There are about 1,300 troops in the navy including naval infantry.

History
Around May 1999, Philip Njaru wrote a newspaper article where he alleged ill-treatment of civilians conducted by the 21st Navy Battalion based in Ekondo-Titi. In late May Njaru was approached by the local captain who asked Njaru "to stop writing such articles and to disclose his sources". Refusing to do this, Njaru five days later found his house encircled by armed soldiers, and escaped to Kumba. Here, he was assaulted by police in June 2001, with no particular reason stated. Njaru complained to the local authorities, but later learned that "his complaint had not been received".

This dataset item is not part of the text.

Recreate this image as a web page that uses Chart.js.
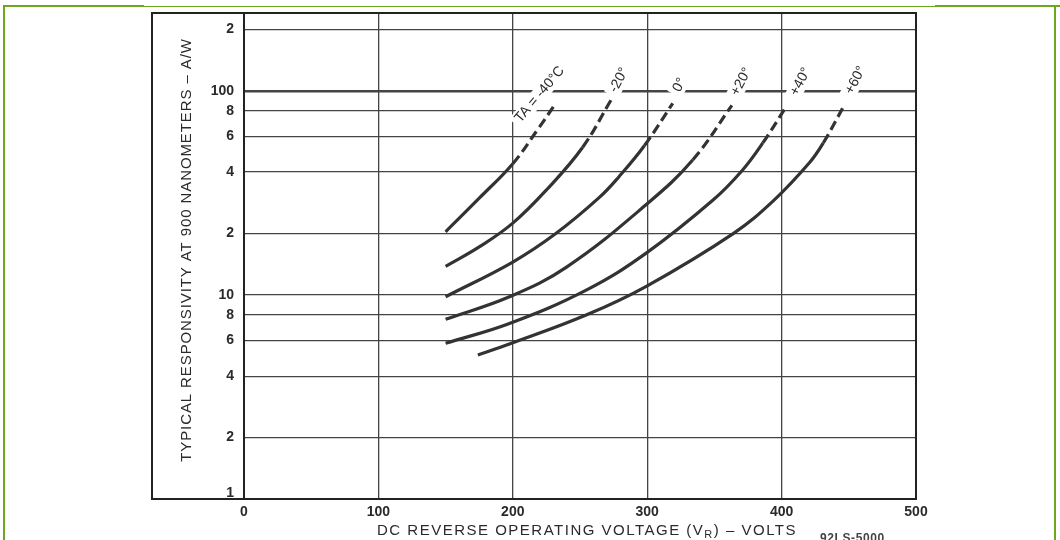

Cameroon's Marine Nationale République modernised and increased its capabilities during 2000 with the acquisition of a number of small Rodman patrol craft and the retirement of some small older craft. A number of small patrol boats have been acquired or ordered from France. Latest estimates indicate naval strength consists of two combat patrol vessels, three coastal patrol vessels and approximately 30 smaller inshore and river patrol craft allocated to both the navy and the local gendarmerie. These include two 135 tonne Yunnan-class landing craft, which are able to carry and launch smaller craft for troop insertions. Some effort has been made to assess equipment needs to bring L'Audacieux P103 and Bakassi P104 to an effective combat status. This has resulted in weapons capabilities being reduced in favour of an increase in serviceability and the service is now effectively without missile attack capabilities. Bakassi (a Type P 48S missile patrol craft) completed a major refit at Lorient, France in August 1999. This included removing the Exocet missile system and EW equipment, and fitting a funnel aft of the mainmast to replace the waterline exhausts. New radars were also installed. Bakassi is now armed only with 40 mm cannon. Although the Bizerte (P48 large patrol craft) class L'Audacieux is fitted for SS-12M missiles these are not embarked and its operational status is in some doubt, having not been reported at sea since 1995. The Quartier-Maître Alfred Moto patrol boat was listed as out of service in 1991 but has since been reactivated.

Ships

List of active ships.
 1: DIPIKAR patrol boat (former French navy "Grèbe", upgraded with LYNCEA PATROL CMS) (Gun)
 2: FRA P-48 (Gun)
 6: Rodman 101/46 (Gun)
 1: Quartier class (Gun)
 3: Boston Whaler patrol boats
 1: Bakassi class patrol boat (P48S type)
 1: L’Audacieux class missile FAC (P48 type)
 1: Alfred Motto class patrol craft
 20: Swiftships type river boats
 2: Yunnan landing craft utility
 8: Simoneau
 2: Aresa 2400 CPV Defender patrol boats
 1: Aresa 2300 landing craft
 6: Aresa 750 Commandos RIBs
 5: 1200 Stealth RIBs
 1: 1200 Defcon RIB
 2:  P108 and P109 patrol boats

Two 32-metre patrol boats are expected to be delivered in February 2014.

Gendarmerie
The Gendarmerie is a paramilitary force composed of about 9,000 soldiers as of 2016. It performs both law enforcement and national security responsibilities across the country. (See Gendarmerie)

Military education 
After an initial period of development, training requirements were formalized in an April 1967 per government decree. There was a shortage of Cameroonian instructors at that time. The two educational institutions of the nation are the following:

 Combined Services Military Academy (Ecole Militaire Interarmes Camerounaises—EMIAC): It is the interforce academy for officers, being the educational center for future officers of the armed forces and the National Gendarmerie. It was established in 1959 and inaugurated on 18 January 1961. No officers were graduated until 1970. Every graduation of cadets takes place on 18 January.
 Non-Commissioned Officer Training School (Ecole des sous officiers du cameroun)

Both commissioned and noncommissioned officers were sent to various military schools in France, Greece, and the Soviet Union. The total number of Cameroonian military cadets with a Russian educational background were few.